Decision Table: Which Approach to Use
| Scenario | Recommended Approach | |---|---| | Regulated industry (healthcare, finance) | Frequentist | | Startup, <50K monthly sessions | Bayesian | | Using Optimizely's Stats Engine | Sequential (already configured) | | Need to defend results to external auditors | Frequentist | | Running 6+ tests/month, fast iteration | Bayesian or Sequential |
**Pro Tip:** For teams just starting out, use whatever your testing platform defaults to. Getting the methodology right matters far less than running well-designed tests. Fight the statistics battle after you've built the habit of testing.
Common Mistakes
Mistake 1: Calling frequentist tests "Bayesian" because you check them daily. Checking a frequentist test daily and stopping when it looks good is just peeking with extra steps. Sequential testing is what enables valid daily checking.
Mistake 2: Using Bayesian to justify stopping tests after 3 days. Bayesian handles the statistical validity of early stopping. It doesn't handle regression to the mean, day-of-week effects, or novelty bias. You still need minimum duration requirements.

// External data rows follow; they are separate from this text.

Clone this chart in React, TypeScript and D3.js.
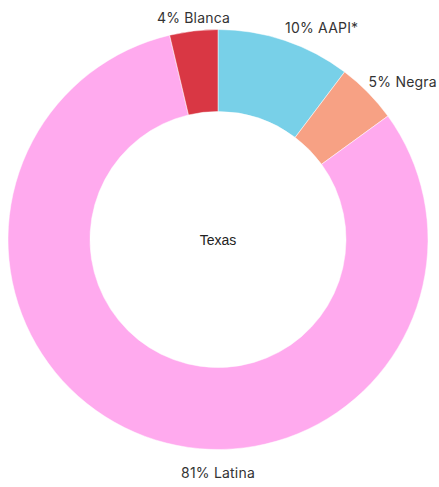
import React, { useRef, useEffect } from 'react';
import * as d3 from 'd3';

const categories = ['AAPI*', 'Negra', 'Latina', 'Blanca'];
const shares = [10.3, 4.7, 81.3, 3.7];
const labelPcts = ['10%', '5%', '81%', '4%'];
const colors = ['#78d0e8', '#f7a184', '#ffaaee', '#d93744'];
const centerLabel = 'Texas';

const W = 439;
const H = 487;

const App = () => {
  const svgRef = useRef<SVGSVGElement>(null);

  useEffect(() => {
    const svg = d3.select(svgRef.current);
    svg.selectAll('*').remove();

    const cx = 218;
    const cy = 239.5;
    const outerR = 210;
    const innerR = 128;
    const labelRx = 211;
    const labelRy = 218;

    const data = categories.map((c, i) => ({ name: c, value: shares[i], pct: labelPcts[i], color: colors[i] }));

    const pie = d3.pie<any>().value(d => d.value).sort(null);
    const arc = d3.arc<any>().innerRadius(innerR).outerRadius(outerR);
    const arcs = pie(data);

    const g = svg.append('g').attr('transform', `translate(${cx},${cy})`);

    g.selectAll('path')
      .data(arcs)
      .enter()
      .append('path')
      .attr('d', arc)
      .attr('fill', d => d.data.color)
      .attr('stroke', '#fff')
      .attr('stroke-width', 0.5);

    g.selectAll('.label')
      .data(arcs)
      .enter()
      .append('text')
      .attr('class', 'label')
      .each(function (d) {
        // big slice gets its label at the bottom
        const a = d.endAngle - d.startAngle > Math.PI ? Math.PI : (d.startAngle + d.endAngle) / 2;
        const s = Math.sin(a);
        const c = Math.cos(a);
        const x = labelRx * s;
        const y = -labelRy * c + (c < 0 ? 20 * -c : 0);
        const anchor = Math.abs(s) < 0.3 ? 'middle' : s > 0 ? 'start' : 'end';
        d3.select(this)
          .attr('x', x)
          .attr('y', y)
          .attr('text-anchor', anchor);
      })
      .style('font-family', 'Inter, "DejaVu Sans", sans-serif')
      .style('font-size', '14px')
      .style('letter-spacing', '0.2px')
      .style('fill', '#333')
      .text(d => `${d.data.pct} ${d.data.name}`);

    g.append('text')
      .attr('x', 0)
      .attr('y', 5)
      .attr('text-anchor', 'middle')
      .style('font-family', '"Liberation Sans", Arial, sans-serif')
      .style('font-size', '14px')
      .style('fill', '#222')
      .text(centerLabel);
  }, []);

  return (
    <svg
      ref={svgRef}
      width={W}
      height={H}
      style={{ position: 'absolute', left: 0, top: 0, background: '#fff' }}
    ></svg>
  );
};

export default App;
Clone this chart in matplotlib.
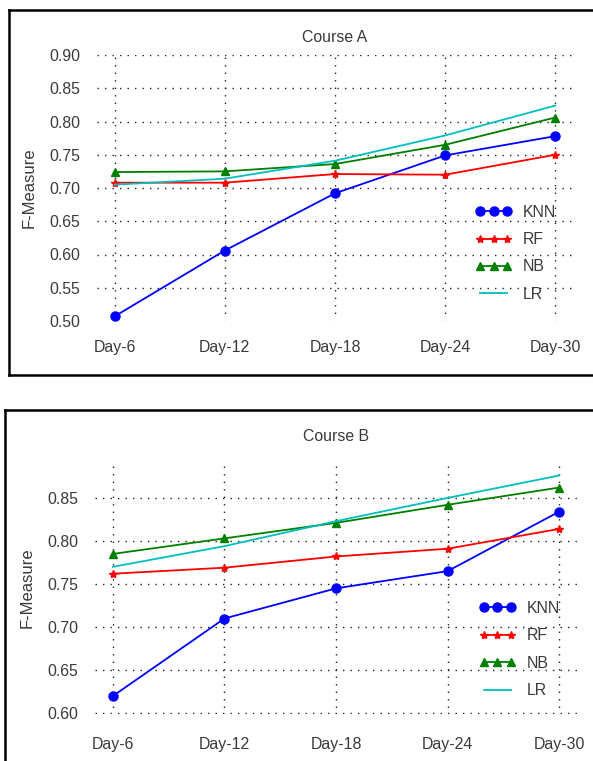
import matplotlib
matplotlib.use("Agg")
import matplotlib.pyplot as plt
from matplotlib.lines import Line2D
from matplotlib.legend_handler import HandlerLine2D

plt.rcParams['font.family'] = ['Liberation Sans', 'DejaVu Sans']

# datos
days = ['Day-6', 'Day-12', 'Day-18', 'Day-24', 'Day-30']

knn_a = [0.507, 0.606, 0.692, 0.749, 0.778]
rf_a = [0.708, 0.708, 0.721, 0.720, 0.750]
nb_a = [0.724, 0.725, 0.736, 0.765, 0.806]
lr_a = [0.705, 0.714, 0.741, 0.779, 0.824]

knn_b = [0.620, 0.710, 0.745, 0.765, 0.834]
rf_b = [0.762, 0.769, 0.782, 0.791, 0.814]
nb_b = [0.785, 0.803, 0.821, 0.842, 0.862]
lr_b = [0.770, 0.794, 0.823, 0.850, 0.876]

yticks_a = [0.50, 0.55, 0.60, 0.65, 0.70, 0.75, 0.80, 0.85, 0.90]
yticks_b = [0.60, 0.65, 0.70, 0.75, 0.80, 0.85]

W, H = 593, 761
txt = '#3a3a3a'
fs = 11.4


def panel(rect, title, knn, rf, nb, lr, yticks, ylim, title_pad, xpad, leg_xy):
    ax = fig.add_axes(rect)
    x = range(len(days))
    kw = dict(lw=1.3, clip_on=False, zorder=3)
    ax.plot(x, knn, '-o', color='b', ms=6.5, mec='b', label='KNN', **kw)
    ax.plot(x, rf, '-*', color='r', ms=6, mec='r', label='RF', **kw)
    ax.plot(x, nb, '-^', color='g', ms=6, mec='g', label='NB', **kw)
    ax.plot(x, lr, '-', color='c', label='LR', **kw)

    ax.set_xlim(-0.16, 4.16)
    ax.set_ylim(*ylim)
    ax.set_xticks(list(x))
    ax.set_xticklabels(days)
    ax.set_yticks(yticks)
    ax.set_yticklabels(['%.2f' % v for v in yticks])
    ax.tick_params(axis='both', length=0, labelsize=fs, labelcolor=txt)
    ax.tick_params(axis='y', pad=12)
    ax.tick_params(axis='x', pad=xpad)

    ax.grid(True, color='#222222', linestyle=(0, (1, 4.4)), linewidth=1)
    for s in ['top', 'left', 'right']:
        ax.spines[s].set_visible(False)
    # el borde inferior blanco tapa la linea de grilla de abajo
    ax.spines['bottom'].set_color('white')
    ax.spines['bottom'].set_linewidth(2)

    ax.set_title(title, fontsize=fs, color=txt, pad=title_pad)
    ax.set_ylabel('F-Measure', fontsize=12, color=txt)
    ax.yaxis.set_label_coords(-0.126, 0.5)

    ax.legend(loc='upper left', bbox_to_anchor=leg_xy, frameon=False,
              numpoints=3, handlelength=1.7, handletextpad=1.0,
              labelspacing=0.78, borderpad=0, borderaxespad=0,
              fontsize=fs, labelcolor=txt,
              handler_map={Line2D: HandlerLine2D(marker_pad=0)})
    return ax


fig = plt.figure(figsize=(W / 100, H / 100), dpi=100)

# marcos negros (sin lado derecho)
def px(x, y):
    return x / W, 1 - y / H

for (x0, y0), (x1, y1) in [((9, 10), (600, 10)), ((9, 10), (9, 375)),
                           ((9, 375), (600, 375)), ((5, 410), (600, 410)),
                           ((5, 410), (5, 770))]:
    a, b = px(x0, y0)
    c, d = px(x1, y1)
    fig.add_artist(Line2D([a, c], [b, d], transform=fig.transFigure,
                          color='black', lw=1.8, solid_capstyle='projecting'))

panel([97 / W, 1 - 321 / H, 476 / W, 266 / H], 'Course A',
      knn_a, rf_a, nb_a, lr_a, yticks_a, (0.50, 0.90), 9, 14, (0.805, 0.437))
panel([95 / W, 1 - 715 / H, 482 / W, 255 / H], 'Course B',
      knn_b, rf_b, nb_b, lr_b, yticks_b, (0.598, 0.894), 14, 16, (0.807, 0.447))

fig.savefig('out.png', dpi=100)
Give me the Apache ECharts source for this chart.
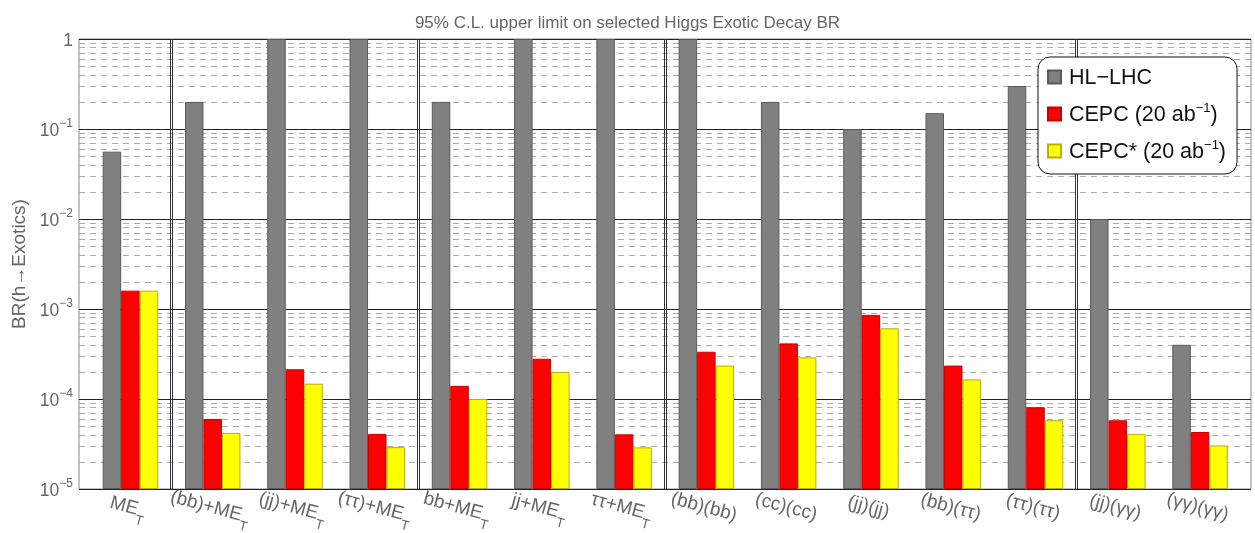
<!DOCTYPE html>
<html>
<head>
<meta charset="utf-8">
<script src="https://cdn.jsdelivr.net/npm/echarts@6/dist/echarts.min.js"></script>
<style>
html,body{margin:0;padding:0;background:#fff;}
#chart{width:1255px;height:533px;}
</style>
</head>
<body>
<div id="chart"></div>
<script>
// ---- data ----
const categories = ['MET', '(bb)+MET', '(jj)+MET', '(ττ)+MET', 'bb+MET', 'jj+MET', 'ττ+MET',
  '(bb)(bb)', '(cc)(cc)', '(jj)(jj)', '(bb)(ττ)', '(ττ)(ττ)', '(jj)(γγ)', '(γγ)(γγ)'];
const categoryLabels = ['{n|ME}{s|T}', '{n|(bb)+ME}{s|T}', '{n|(jj)+ME}{s|T}', '{n|(ττ)+ME}{s|T}',
  '{n|bb+ME}{s|T}', '{n|jj+ME}{s|T}', '{n|ττ+ME}{s|T}', '{n|(bb)(bb)}', '{n|(cc)(cc)}',
  '{n|(jj)(jj)}', '{n|(bb)(ττ)}', '{n|(ττ)(ττ)}', '{n|(jj)(γγ)}', '{n|(γγ)(γγ)}'];
const hlLhc    = [0.056, 0.2, 1, 1, 0.2, 1, 1, 1, 0.2, 0.1, 0.15, 0.3, 0.01, 4.0e-4];
const cepc     = [1.6e-3, 6.0e-5, 2.14e-4, 4.1e-5, 1.4e-4, 2.8e-4, 4.05e-5, 3.35e-4, 4.15e-4, 8.6e-4, 2.35e-4, 8.1e-5, 5.8e-5, 4.3e-5];
const cepcStar = [1.6e-3, 4.2e-5, 1.48e-4, 2.92e-5, 1.0e-4, 2.0e-4, 2.9e-5, 2.35e-4, 2.9e-4, 6.1e-4, 1.65e-4, 5.8e-5, 4.1e-5, 3.05e-5];
const seriesNames = ['HL−LHC', 'CEPC (20 ab⁻¹)', 'CEPC* (20 ab⁻¹)'];
const legendLabels = ['{t|HL−LHC}', '{t|CEPC (20 ab}{u|−1}{t|)}', '{t|CEPC* (20 ab}{u|−1}{t|)}'];
const groupBreaks = [1, 4, 7, 12]; // group separators (index of first category of new group)
const yMin = 1e-5, yMax = 1;
const titleText = '95% C.L. upper limit on selected Higgs Exotic Decay BR';
const yName = 'BR(h→Exotics)';

// ---- helpers ----
const FONT = 'Liberation Sans, Arial, sans-serif';
const minorLines = [];
for (let e = -5; e < 0; e++) {
  for (let k = 2; k <= 9; k++) minorLines.push({ yAxis: k * Math.pow(10, e) });
}
const dividerLines = [];
groupBreaks.forEach(b => {
  dividerLines.push({ xAxis: b - 0.5 - 0.0122 });
  dividerLines.push({ xAxis: b - 0.5 + 0.0122 });
});

const chart = echarts.init(document.getElementById('chart'), null, { renderer: 'canvas' });
const barColors = ['#808080', '#ff0000', '#ffff00'];
const barBorders = ['#5a5a5a', '#c80000', '#b8b000'];
const barData = [hlLhc, cepc, cepcStar];

const option = {
  animation: false,
  backgroundColor: '#fff',
  textStyle: { fontFamily: FONT },
  title: {
    text: titleText, left: 'center', top: 10,
    textStyle: { fontFamily: FONT, fontSize: 17, fontWeight: 'normal', color: '#666' }
  },
  legend: {
    orient: 'vertical', left: 1038, top: 57, z: 10,
    padding: [10, 11, 11, 9], itemGap: 13, itemWidth: 13, itemHeight: 13,
    backgroundColor: '#fff', borderColor: '#111', borderWidth: 1, borderRadius: 12,
    icon: 'rect', data: seriesNames,
    formatter: name => legendLabels[seriesNames.indexOf(name)],
    textStyle: {
      padding: [0, 0, 0, 3],
      rich: {
        t: { fontFamily: FONT, fontSize: 21.5, color: '#111', lineHeight: 24, verticalAlign: 'bottom' },
        u: { fontFamily: FONT, fontSize: 13, color: '#111', lineHeight: 24, verticalAlign: 'top' }
      }
    }
  },
  grid: [
    { left: 79, right: 4, top: 39, bottom: 44, outerBoundsMode: 'none', containLabel: false,
      show: true, borderColor: '#888', borderWidth: 1, backgroundColor: 'transparent' },
    { left: 89.3, width: 1151.9, top: 39, bottom: 44, outerBoundsMode: 'none', containLabel: false }
  ],
  xAxis: [
    { type: 'value', gridIndex: 0, min: 0, max: 1, show: false },
    {
      type: 'category', gridIndex: 1, data: categories,
      axisLine: { show: false },
      axisTick: { show: true, inside: true, length: 4, alignWithLabel: true, lineStyle: { color: '#aaa' } },
      axisLabel: {
        rotate: -15, margin: 9, align: 'center', verticalAlign: 'top', interval: 0,
        formatter: (v, i) => categoryLabels[i],
        rich: {
          n: { fontFamily: FONT, fontSize: 19, color: '#666', lineHeight: 27, verticalAlign: 'top' },
          s: { fontFamily: FONT, fontSize: 13.5, color: '#666', lineHeight: 27, verticalAlign: 'bottom' }
        }
      }
    },
    { type: 'value', gridIndex: 1, min: -0.5, max: categories.length - 0.5, show: false }
  ],
  yAxis: [
    {
      type: 'log', logBase: 10, gridIndex: 0, min: yMin, max: yMax,
      name: yName, nameLocation: 'middle', nameGap: 46, nameRotate: 90,
      nameTextStyle: { fontFamily: FONT, fontSize: 19, color: '#666' },
      axisLine: { show: false }, axisTick: { show: false },
      axisLabel: {
        margin: 6,
        formatter: v => {
          const e = Math.round(Math.log10(v));
          return e === 0 ? '{b|1}' : '{b|10}{p|−' + (-e) + '}';
        },
        rich: {
          b: { fontFamily: FONT, fontSize: 17.5, color: '#666', lineHeight: 22, verticalAlign: 'bottom' },
          p: { fontFamily: FONT, fontSize: 12, color: '#666', lineHeight: 22, verticalAlign: 'top' }
        }
      },
      splitLine: { show: true, lineStyle: { color: '#222', width: 1 } }
    },
    { type: 'log', logBase: 10, gridIndex: 1, min: yMin, max: yMax, startValue: yMin, show: false, splitLine: { show: false } }
  ],
  series: [
    {
      type: 'line', xAxisIndex: 0, yAxisIndex: 0, data: [], z: 1, silent: true,
      markLine: {
        silent: true, symbol: 'none', animation: false, label: { show: false }, precision: 12, z: 1,
        lineStyle: { color: '#aaa', width: 1, type: [6, 5] },
        emphasis: { disabled: true },
        data: minorLines
      }
    },
    ...seriesNames.map((name, k) => ({
      name: name, type: 'bar', xAxisIndex: 1, yAxisIndex: 1, z: 3,
      barWidth: 18.5, barGap: '0%',
      itemStyle: { color: barColors[k], borderColor: barBorders[k], borderWidth: 1 },
      data: barData[k]
    })),
    {
      type: 'line', xAxisIndex: 2, yAxisIndex: 1, data: [], z: 4, silent: true,
      markLine: {
        silent: true, symbol: 'none', animation: false, label: { show: false }, precision: 12, z: 4,
        lineStyle: { color: '#333', width: 1, type: 'solid' },
        emphasis: { disabled: true },
        data: dividerLines
      }
    }
  ]
};
chart.setOption(option);
</script>
</body>
</html>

Mistake 3: Treating the Bayesian probability as a guarantee. "95% probability B beats A" still means there's a 5% chance you're making the wrong call. Over 40 experiments, you'll ship 2 false positives. Plan for it.
Mistake 4: Re-running a failed frequentist test with Bayesian to "get a win." Different statistical framework, same data, different-looking output. This is methodological shopping, not improved analysis.
What to Do Next
If you're running experiments on Optimizely, you're already using sequential testing — read the Optimizely Practitioner Toolkit for the full setup guide including how to interpret Stats Engine results.
If you're evaluating testing platforms and the statistical approach matters to your organization, the decision table above should guide you. Most teams running fewer than 10 tests per month won't notice a practical difference between approaches. Most teams running 20+ tests per month will benefit from Bayesian or sequential.
The most important thing isn't which statistics framework you choose. It's whether you're actually following its rules.